WHAT YOU ARE ASKED TO DO: Exactly repeat the lines starting at the one that holds "Output the web" and ending at the one that holds "const allValues = [hardWater, limeSoftened, ionExSoftened];". Both end lines count; leave out everything else.

MATERIALS PROVIDED:
[START]
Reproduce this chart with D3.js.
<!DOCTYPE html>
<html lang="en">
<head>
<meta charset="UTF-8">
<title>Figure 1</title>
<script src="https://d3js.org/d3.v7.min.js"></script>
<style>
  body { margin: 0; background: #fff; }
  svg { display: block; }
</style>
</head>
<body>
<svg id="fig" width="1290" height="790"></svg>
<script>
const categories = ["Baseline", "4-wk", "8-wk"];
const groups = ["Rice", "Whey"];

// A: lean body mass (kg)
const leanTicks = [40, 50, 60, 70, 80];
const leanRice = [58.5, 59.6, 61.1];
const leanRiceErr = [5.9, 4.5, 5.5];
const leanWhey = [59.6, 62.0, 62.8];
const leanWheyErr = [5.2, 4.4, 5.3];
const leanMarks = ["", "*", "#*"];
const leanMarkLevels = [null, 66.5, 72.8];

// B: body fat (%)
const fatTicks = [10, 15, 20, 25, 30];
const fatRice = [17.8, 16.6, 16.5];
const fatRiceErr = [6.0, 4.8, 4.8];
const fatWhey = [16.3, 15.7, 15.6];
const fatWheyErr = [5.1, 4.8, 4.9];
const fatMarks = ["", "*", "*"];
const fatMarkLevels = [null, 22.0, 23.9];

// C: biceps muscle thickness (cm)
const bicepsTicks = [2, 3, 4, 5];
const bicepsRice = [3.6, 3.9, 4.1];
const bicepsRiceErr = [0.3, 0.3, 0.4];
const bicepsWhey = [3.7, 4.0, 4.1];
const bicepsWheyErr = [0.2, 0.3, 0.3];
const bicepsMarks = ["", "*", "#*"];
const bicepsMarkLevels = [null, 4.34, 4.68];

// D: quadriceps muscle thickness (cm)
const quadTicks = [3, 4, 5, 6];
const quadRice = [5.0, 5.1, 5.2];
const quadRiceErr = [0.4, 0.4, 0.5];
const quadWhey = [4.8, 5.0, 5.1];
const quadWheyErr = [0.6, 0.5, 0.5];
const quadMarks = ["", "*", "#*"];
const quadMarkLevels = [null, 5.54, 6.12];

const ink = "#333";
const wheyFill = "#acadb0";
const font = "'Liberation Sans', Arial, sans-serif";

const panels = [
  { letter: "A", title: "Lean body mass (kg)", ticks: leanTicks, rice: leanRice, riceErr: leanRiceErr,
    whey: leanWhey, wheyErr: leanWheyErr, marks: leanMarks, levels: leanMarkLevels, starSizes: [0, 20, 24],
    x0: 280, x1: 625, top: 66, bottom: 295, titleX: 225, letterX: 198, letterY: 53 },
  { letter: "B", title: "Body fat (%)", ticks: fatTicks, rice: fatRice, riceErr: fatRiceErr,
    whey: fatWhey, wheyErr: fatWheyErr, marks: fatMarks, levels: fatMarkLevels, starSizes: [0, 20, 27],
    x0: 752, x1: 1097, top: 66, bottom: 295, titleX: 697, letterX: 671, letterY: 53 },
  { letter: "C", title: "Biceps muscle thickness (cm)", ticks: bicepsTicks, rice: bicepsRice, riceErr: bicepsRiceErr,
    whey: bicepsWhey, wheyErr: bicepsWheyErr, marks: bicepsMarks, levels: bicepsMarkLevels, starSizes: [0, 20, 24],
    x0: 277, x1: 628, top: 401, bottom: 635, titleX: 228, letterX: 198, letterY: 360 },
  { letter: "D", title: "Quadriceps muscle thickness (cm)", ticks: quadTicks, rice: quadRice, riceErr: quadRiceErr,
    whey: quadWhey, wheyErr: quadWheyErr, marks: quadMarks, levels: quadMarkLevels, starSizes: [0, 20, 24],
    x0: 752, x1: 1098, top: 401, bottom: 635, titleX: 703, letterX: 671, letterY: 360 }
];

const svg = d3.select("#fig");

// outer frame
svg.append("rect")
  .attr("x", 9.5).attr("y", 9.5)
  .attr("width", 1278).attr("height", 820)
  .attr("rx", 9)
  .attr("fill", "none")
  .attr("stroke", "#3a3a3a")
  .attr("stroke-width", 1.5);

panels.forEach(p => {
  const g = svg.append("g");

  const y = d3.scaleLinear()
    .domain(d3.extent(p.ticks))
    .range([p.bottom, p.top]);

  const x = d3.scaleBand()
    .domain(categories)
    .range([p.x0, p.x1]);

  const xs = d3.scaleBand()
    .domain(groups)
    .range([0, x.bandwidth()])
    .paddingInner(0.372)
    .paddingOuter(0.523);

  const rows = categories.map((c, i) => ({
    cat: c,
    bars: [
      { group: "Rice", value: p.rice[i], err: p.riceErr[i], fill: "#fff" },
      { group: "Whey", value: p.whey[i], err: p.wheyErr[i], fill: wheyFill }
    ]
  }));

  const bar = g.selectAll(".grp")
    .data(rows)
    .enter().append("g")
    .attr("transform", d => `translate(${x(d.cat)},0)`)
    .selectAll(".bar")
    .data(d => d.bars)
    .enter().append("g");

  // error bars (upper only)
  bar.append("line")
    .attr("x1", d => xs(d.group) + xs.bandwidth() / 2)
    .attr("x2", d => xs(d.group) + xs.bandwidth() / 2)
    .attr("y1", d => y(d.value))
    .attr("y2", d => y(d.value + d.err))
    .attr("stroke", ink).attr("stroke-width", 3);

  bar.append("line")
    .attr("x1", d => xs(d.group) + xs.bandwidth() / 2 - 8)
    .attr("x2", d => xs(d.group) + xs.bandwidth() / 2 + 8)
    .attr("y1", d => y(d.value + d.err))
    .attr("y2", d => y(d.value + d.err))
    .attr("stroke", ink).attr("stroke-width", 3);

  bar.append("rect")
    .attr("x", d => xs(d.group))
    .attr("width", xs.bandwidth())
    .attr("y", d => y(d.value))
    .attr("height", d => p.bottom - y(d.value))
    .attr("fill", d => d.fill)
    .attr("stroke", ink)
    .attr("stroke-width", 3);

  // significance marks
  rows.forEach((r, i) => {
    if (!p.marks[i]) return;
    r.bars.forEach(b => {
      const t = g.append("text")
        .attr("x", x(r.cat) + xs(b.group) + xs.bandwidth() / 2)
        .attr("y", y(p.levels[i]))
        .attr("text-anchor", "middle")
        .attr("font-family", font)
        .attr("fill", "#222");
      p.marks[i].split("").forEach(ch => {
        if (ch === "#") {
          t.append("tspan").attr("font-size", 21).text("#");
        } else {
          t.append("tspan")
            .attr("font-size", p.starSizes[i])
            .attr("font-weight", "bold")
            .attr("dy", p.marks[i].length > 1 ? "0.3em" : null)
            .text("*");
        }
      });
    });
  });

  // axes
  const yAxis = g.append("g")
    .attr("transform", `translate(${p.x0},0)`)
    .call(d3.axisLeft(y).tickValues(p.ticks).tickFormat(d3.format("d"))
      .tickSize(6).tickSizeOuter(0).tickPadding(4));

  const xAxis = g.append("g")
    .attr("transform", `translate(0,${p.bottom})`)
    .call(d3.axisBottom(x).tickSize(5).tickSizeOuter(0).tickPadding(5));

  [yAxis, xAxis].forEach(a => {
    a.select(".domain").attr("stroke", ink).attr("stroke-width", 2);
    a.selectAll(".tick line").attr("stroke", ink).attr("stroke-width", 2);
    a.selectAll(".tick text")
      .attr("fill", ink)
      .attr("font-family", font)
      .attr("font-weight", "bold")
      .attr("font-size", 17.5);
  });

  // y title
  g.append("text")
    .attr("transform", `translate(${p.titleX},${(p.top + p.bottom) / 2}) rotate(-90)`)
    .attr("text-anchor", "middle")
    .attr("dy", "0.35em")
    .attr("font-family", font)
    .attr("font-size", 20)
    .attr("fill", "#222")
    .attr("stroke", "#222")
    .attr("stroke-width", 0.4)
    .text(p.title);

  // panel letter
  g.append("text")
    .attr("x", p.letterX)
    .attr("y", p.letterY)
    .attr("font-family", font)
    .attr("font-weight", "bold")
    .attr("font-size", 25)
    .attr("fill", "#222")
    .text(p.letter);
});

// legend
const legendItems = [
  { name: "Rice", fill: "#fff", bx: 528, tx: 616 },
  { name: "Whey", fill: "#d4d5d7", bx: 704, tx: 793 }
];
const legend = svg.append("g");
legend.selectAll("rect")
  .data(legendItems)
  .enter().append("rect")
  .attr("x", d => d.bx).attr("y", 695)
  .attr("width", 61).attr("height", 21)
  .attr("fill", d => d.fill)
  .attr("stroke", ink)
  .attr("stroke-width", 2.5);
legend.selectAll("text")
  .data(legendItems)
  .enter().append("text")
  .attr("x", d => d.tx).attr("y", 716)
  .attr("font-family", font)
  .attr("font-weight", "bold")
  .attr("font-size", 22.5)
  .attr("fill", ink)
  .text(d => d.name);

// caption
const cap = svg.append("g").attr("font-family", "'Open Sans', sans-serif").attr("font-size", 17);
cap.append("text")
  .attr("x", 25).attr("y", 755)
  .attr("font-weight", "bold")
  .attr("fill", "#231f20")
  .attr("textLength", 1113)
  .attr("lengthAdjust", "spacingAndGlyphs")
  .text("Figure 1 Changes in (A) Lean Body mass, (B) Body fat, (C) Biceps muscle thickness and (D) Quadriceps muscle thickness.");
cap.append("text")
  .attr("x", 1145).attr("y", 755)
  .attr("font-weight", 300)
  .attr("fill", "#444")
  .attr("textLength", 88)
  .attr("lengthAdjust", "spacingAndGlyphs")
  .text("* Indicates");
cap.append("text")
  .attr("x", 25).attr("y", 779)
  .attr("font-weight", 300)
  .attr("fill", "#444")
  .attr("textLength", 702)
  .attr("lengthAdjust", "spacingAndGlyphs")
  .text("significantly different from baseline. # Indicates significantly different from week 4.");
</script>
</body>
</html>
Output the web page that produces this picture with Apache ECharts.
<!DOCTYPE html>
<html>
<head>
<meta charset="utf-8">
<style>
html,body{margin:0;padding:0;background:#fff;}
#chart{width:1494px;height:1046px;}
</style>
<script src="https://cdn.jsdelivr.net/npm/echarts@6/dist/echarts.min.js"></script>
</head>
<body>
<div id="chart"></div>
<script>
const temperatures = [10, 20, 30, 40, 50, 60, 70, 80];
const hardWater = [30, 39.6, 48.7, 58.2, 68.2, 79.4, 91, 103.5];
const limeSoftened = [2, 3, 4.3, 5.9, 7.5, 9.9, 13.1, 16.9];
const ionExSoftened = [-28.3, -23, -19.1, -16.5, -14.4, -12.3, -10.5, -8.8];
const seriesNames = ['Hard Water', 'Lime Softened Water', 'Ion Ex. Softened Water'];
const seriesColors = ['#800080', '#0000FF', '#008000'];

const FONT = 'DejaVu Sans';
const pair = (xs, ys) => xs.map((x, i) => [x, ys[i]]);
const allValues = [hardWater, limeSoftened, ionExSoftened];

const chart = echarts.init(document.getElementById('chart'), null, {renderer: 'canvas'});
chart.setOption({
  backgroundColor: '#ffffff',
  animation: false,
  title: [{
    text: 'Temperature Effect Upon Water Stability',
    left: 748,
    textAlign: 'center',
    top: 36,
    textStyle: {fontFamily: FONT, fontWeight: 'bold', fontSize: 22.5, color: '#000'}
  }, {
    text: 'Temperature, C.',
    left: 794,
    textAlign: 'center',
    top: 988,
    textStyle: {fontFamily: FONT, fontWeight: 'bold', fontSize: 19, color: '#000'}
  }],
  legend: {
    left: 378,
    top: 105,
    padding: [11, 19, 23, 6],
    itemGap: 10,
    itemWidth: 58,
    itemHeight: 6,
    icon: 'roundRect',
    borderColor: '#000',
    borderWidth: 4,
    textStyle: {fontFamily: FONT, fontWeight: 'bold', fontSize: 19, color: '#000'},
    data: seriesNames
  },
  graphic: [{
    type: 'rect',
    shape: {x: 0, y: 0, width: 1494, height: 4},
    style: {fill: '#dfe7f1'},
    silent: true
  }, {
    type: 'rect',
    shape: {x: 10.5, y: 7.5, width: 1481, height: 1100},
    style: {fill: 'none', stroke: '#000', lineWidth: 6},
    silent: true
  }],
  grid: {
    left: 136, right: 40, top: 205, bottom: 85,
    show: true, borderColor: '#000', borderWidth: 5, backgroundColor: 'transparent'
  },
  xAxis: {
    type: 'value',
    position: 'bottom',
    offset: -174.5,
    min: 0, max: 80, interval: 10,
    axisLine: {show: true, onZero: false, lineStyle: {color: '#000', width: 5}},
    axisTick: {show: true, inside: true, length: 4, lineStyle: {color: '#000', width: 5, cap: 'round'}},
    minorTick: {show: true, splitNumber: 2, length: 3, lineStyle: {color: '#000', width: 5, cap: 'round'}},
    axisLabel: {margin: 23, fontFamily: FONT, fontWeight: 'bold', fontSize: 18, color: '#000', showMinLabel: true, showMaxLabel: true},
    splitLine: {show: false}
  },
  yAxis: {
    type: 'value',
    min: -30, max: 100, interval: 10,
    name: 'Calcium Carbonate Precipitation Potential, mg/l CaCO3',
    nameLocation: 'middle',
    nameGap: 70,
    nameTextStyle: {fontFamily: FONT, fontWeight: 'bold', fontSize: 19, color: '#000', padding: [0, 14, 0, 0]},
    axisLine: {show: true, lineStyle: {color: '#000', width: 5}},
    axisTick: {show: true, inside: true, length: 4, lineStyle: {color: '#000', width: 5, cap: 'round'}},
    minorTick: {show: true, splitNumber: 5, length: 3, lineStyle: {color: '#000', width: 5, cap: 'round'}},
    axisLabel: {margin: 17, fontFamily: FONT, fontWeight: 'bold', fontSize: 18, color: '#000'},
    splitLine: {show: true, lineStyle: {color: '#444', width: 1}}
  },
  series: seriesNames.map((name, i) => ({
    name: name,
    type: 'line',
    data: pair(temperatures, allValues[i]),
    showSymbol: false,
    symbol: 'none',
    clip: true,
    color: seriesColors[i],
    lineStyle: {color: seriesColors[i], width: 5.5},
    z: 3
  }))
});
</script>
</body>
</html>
[END]
CORRECT RESULT:
Output the web page that produces this picture with Apache ECharts.
<!DOCTYPE html>
<html>
<head>
<meta charset="utf-8">
<style>
html,body{margin:0;padding:0;background:#fff;}
#chart{width:1494px;height:1046px;}
</style>
<script src="https://cdn.jsdelivr.net/npm/echarts@6/dist/echarts.min.js"></script>
</head>
<body>
<div id="chart"></div>
<script>
const temperatures = [10, 20, 30, 40, 50, 60, 70, 80];
const hardWater = [30, 39.6, 48.7, 58.2, 68.2, 79.4, 91, 103.5];
const limeSoftened = [2, 3, 4.3, 5.9, 7.5, 9.9, 13.1, 16.9];
const ionExSoftened = [-28.3, -23, -19.1, -16.5, -14.4, -12.3, -10.5, -8.8];
const seriesNames = ['Hard Water', 'Lime Softened Water', 'Ion Ex. Softened Water'];
const seriesColors = ['#800080', '#0000FF', '#008000'];

const FONT = 'DejaVu Sans';
const pair = (xs, ys) => xs.map((x, i) => [x, ys[i]]);
const allValues = [hardWater, limeSoftened, ionExSoftened];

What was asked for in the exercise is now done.